According to the Institute of International Finance (IIF), the low interest rate environment in the mature economies is driving money into emerging markets in search of higher yields and strong economic growth. “The persistent strength in private capital inflows raises new headaches for emerging market policy makers. For one thing, flows are apt to lead to upward pressure on emerging market real exchange rates vis-à-vis most mature market currencies,” the IIF says.
According to Societe Generale’s Kit Juckes, central banks face three choices: let the currency appreciate, impose some form of capital control, or import US monetary policies and accept domestic asset inflation. Some in the developing world have opted for the second option in order to keep their currencies deliberately weak and competitive compared to China with its still-inflexible yuan policy.
John Hardy, FX consultant at Saxo Bank, says: “As long as countries are seen as unable to effectively intervene – Brazil, Korea and Mexico are already taking measures – and outright safe haven-seeking fails to develop, the flows are going where the yields are. Those point to the emerging markets with their higher yields as well as Australia, which has both the yield and the leveraged exposure to emerging market strength via its export industries.”
The IIF adds that recent renewed upward pressure on emerging market FX rates needs to be seen in context. Many of these weakened in the second quarter so the recent appreciation is merely a natural rebound. Moreover, on a purchasing power parity basis, many emerging market currencies are undervalued.

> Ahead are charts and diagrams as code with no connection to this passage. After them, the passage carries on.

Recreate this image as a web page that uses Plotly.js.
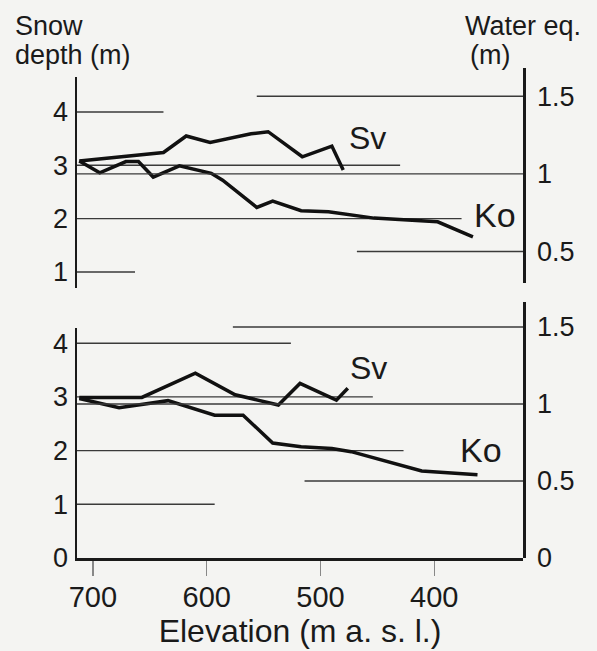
<!DOCTYPE html>
<html><head><meta charset="utf-8">
<script src="https://cdn.plot.ly/plotly-3.0.1.min.js"></script>
<style>html,body{margin:0;padding:0;background:#f4f4f2}</style>
</head><body><div id="chart" style="width:597px;height:651px"></div>
<script>
// ---- data ----
// Top panel
const svTopElev  = [712, 638, 618, 597, 561, 546, 516, 490, 480];
const svTopDepth = [3.08, 3.24, 3.55, 3.43, 3.59, 3.63, 3.16, 3.36, 2.91];
const koTopElev  = [712, 694, 671, 660, 647, 624, 596, 586, 556, 542, 517, 493, 453, 397, 366];
const koTopDepth = [3.08, 2.86, 3.07, 3.07, 2.78, 2.99, 2.85, 2.72, 2.21, 2.33, 2.15, 2.13, 2.01, 1.94, 1.66];
// Bottom panel
const svBotElev  = [712, 657, 610, 575, 537, 518, 486, 476];
const svBotDepth = [2.99, 2.99, 3.44, 3.04, 2.85, 3.25, 2.94, 3.16];
const koBotElev  = [712, 677, 634, 593, 568, 542, 517, 490, 473, 411, 362];
const koBotDepth = [2.97, 2.80, 2.93, 2.66, 2.66, 2.14, 2.07, 2.04, 1.98, 1.62, 1.55];

// partial reference lines: snow-depth levels running from the left axis to an elevation,
// water-eq. levels running from an elevation to the right axis
const topDepthLevels = [4, 3, 2, 1];
const topDepthEnds   = [638, 430, 376, 663];
const topWaterLevels = [1.5, 1, 0.5];
const topWaterStarts = [556, 714, 468];
const botDepthLevels = [4, 3, 2, 1];
const botDepthEnds   = [526, 454, 427, 593];
const botWaterLevels = [1.5, 1, 0.5];
const botWaterStarts = [577, 714, 514];

const elevTicks = [700, 600, 500, 400];
const depthTicksTop = [1, 2, 3, 4];
const depthTicksBot = [0, 1, 2, 3, 4];
const waterTicksTop = [0.5, 1, 1.5];
const waterTicksBot = [0, 0.5, 1, 1.5];

const xLeft = 714, xRight = 322;

function segments(levels, starts, ends) {
  const xs = [], ys = [];
  levels.forEach((lv, i) => { xs.push(starts[i], ends[i], null); ys.push(lv, lv, null); });
  return {x: xs, y: ys};
}

const FONT = 'Liberation Sans, Arial, Helvetica, sans-serif';
const segStyle = {color: '#3a3a3a', width: 1.4};
const dataStyle = {color: '#111', width: 3.5};

const tl = segments(topDepthLevels, topDepthLevels.map(() => xLeft), topDepthEnds);
const tr = segments(topWaterLevels, topWaterStarts, topWaterLevels.map(() => xRight));
const bl = segments(botDepthLevels, botDepthLevels.map(() => xLeft), botDepthEnds);
const br = segments(botWaterLevels, botWaterStarts, botWaterLevels.map(() => xRight));

const traces = [
  {x: tl.x, y: tl.y, xaxis: 'x', yaxis: 'y3', mode: 'lines', line: segStyle, hoverinfo: 'skip'},
  {x: tr.x, y: tr.y, xaxis: 'x', yaxis: 'y4', mode: 'lines', line: segStyle, hoverinfo: 'skip'},
  {x: bl.x, y: bl.y, xaxis: 'x', yaxis: 'y',  mode: 'lines', line: segStyle, hoverinfo: 'skip'},
  {x: br.x, y: br.y, xaxis: 'x', yaxis: 'y2', mode: 'lines', line: segStyle, hoverinfo: 'skip'},
  {x: svTopElev, y: svTopDepth, xaxis: 'x', yaxis: 'y3', mode: 'lines', name: 'Sv', line: dataStyle},
  {x: koTopElev, y: koTopDepth, xaxis: 'x', yaxis: 'y3', mode: 'lines', name: 'Ko', line: dataStyle},
  {x: svBotElev, y: svBotDepth, xaxis: 'x', yaxis: 'y', mode: 'lines', name: 'Sv', line: dataStyle},
  {x: koBotElev, y: koBotDepth, xaxis: 'x', yaxis: 'y', mode: 'lines', name: 'Ko', line: dataStyle}
];

const axisLine = {showline: true, linecolor: '#1a1a1a', linewidth: 2.5, showgrid: false, zeroline: false, ticks: '', fixedrange: true};
const yTickFont = {family: FONT, size: 27, color: '#1a1a1a'};

const layout = {
  width: 597, height: 651,
  margin: {l: 77, r: 74, t: 68, b: 93, pad: 0},
  paper_bgcolor: '#f4f4f2', plot_bgcolor: 'rgba(0,0,0,0)',
  showlegend: false,
  font: {family: FONT, color: '#1a1a1a'},
  xaxis: Object.assign({}, axisLine, {
    range: [xLeft, xRight], domain: [0, 1], anchor: 'y',
    tickmode: 'array', tickvals: elevTicks,
    ticks: 'outside', ticklen: 15, tickwidth: 1.5, tickcolor: '#888',
    tickfont: {family: FONT, size: 29, color: '#1a1a1a'}, ticklabelstandoff: -3,
    title: {text: 'Elevation (m a. s. l.)', font: {family: FONT, size: 32, color: '#1a1a1a'}, standoff: 8}
  }),
  yaxis: Object.assign({}, axisLine, {
    domain: [0, 0.4694], range: [0, 4.283], anchor: 'x', side: 'left',
    tickmode: 'array', tickvals: depthTicksBot, tickfont: yTickFont, ticklabelstandoff: 1
  }),
  yaxis2: Object.assign({}, axisLine, {
    domain: [0, 0.5224], range: [0, 1.662], anchor: 'x', side: 'right',
    tickmode: 'array', tickvals: waterTicksBot, ticktext: waterTicksBot.map(String),
    tickfont: yTickFont, ticklabelstandoff: 6
  }),
  yaxis3: Object.assign({}, axisLine, {
    domain: [0.5504, 0.981], range: [0.694, 4.65], anchor: 'x', side: 'left',
    tickmode: 'array', tickvals: depthTicksTop, tickfont: yTickFont, ticklabelstandoff: 1
  }),
  yaxis4: Object.assign({}, axisLine, {
    domain: [0.5606, 1.0], range: [0.295, 1.682], anchor: 'x', side: 'right',
    tickmode: 'array', tickvals: waterTicksTop, ticktext: waterTicksTop.map(String),
    tickfont: yTickFont, ticklabelstandoff: 6
  }),
  annotations: [
    {text: 'Snow', xref: 'paper', yref: 'paper', x: -0.1435, y: 1.0857, xanchor: 'left', yanchor: 'middle', showarrow: false, font: {size: 27}},
    {text: 'depth (m)', xref: 'paper', yref: 'paper', x: -0.1435, y: 1.0265, xanchor: 'left', yanchor: 'middle', showarrow: false, font: {size: 27}},
    {text: 'Water eq.', xref: 'paper', yref: 'paper', x: 1.1345, y: 1.0857, xanchor: 'right', yanchor: 'middle', showarrow: false, font: {size: 27}},
    {text: '(m)', xref: 'paper', yref: 'paper', x: 0.9753, y: 1.0265, xanchor: 'right', yanchor: 'middle', showarrow: false, font: {size: 27}},
    {text: 'Sv', xref: 'x', yref: 'y3', x: 459, y: 3.51, xanchor: 'center', yanchor: 'middle', showarrow: false, font: {size: 32}},
    {text: 'Ko', xref: 'x', yref: 'y3', x: 347, y: 2.06, xanchor: 'center', yanchor: 'middle', showarrow: false, font: {size: 34}},
    {text: 'Sv', xref: 'x', yref: 'y', x: 458, y: 3.53, xanchor: 'center', yanchor: 'middle', showarrow: false, font: {size: 32}},
    {text: 'Ko', xref: 'x', yref: 'y', x: 359, y: 2.02, xanchor: 'center', yanchor: 'middle', showarrow: false, font: {size: 34}}
  ]
};

Plotly.newPlot('chart', traces, layout, {staticPlot: true, displayModeBar: false});
</script></body></html>
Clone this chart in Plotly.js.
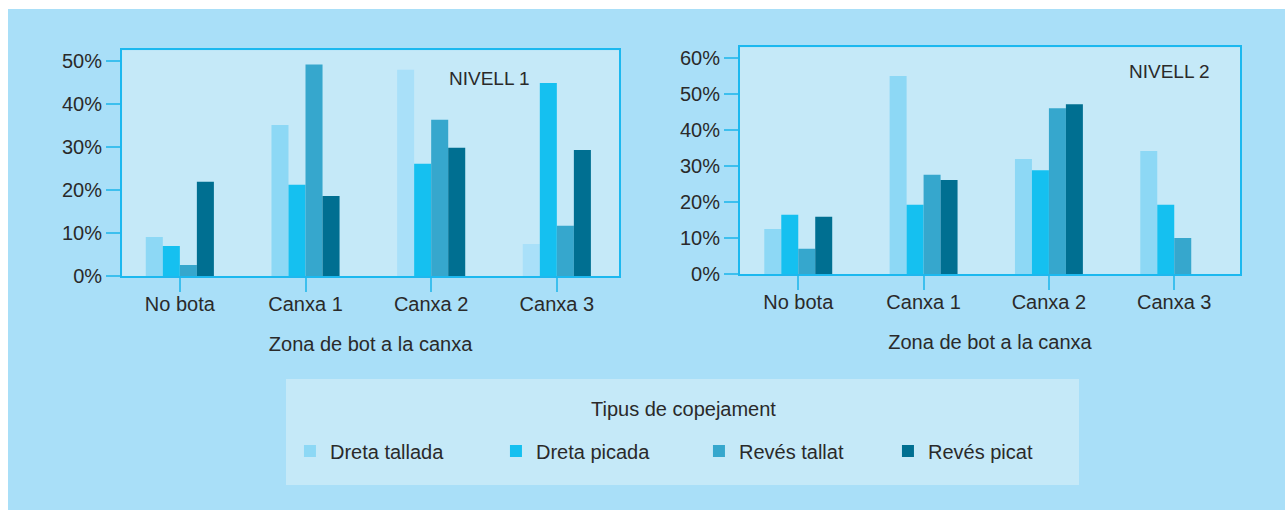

While the signs are clearly pointing towards long-term appreciation in emerging market FX, it is likely to be a white-knuckle ride for traders in these currencies over the next couple of months as the developed world loosens monetary policy further and the emerging markets try to impose further capital controls.
Those who want to avoid this volatility should look towards Norway, Canada and Australia. All three benefit from greater fiscal prudence, a move towards monetary policy normalisation and exposure to commodity demand. These will provide steady returns without being directly affected by policy intervention.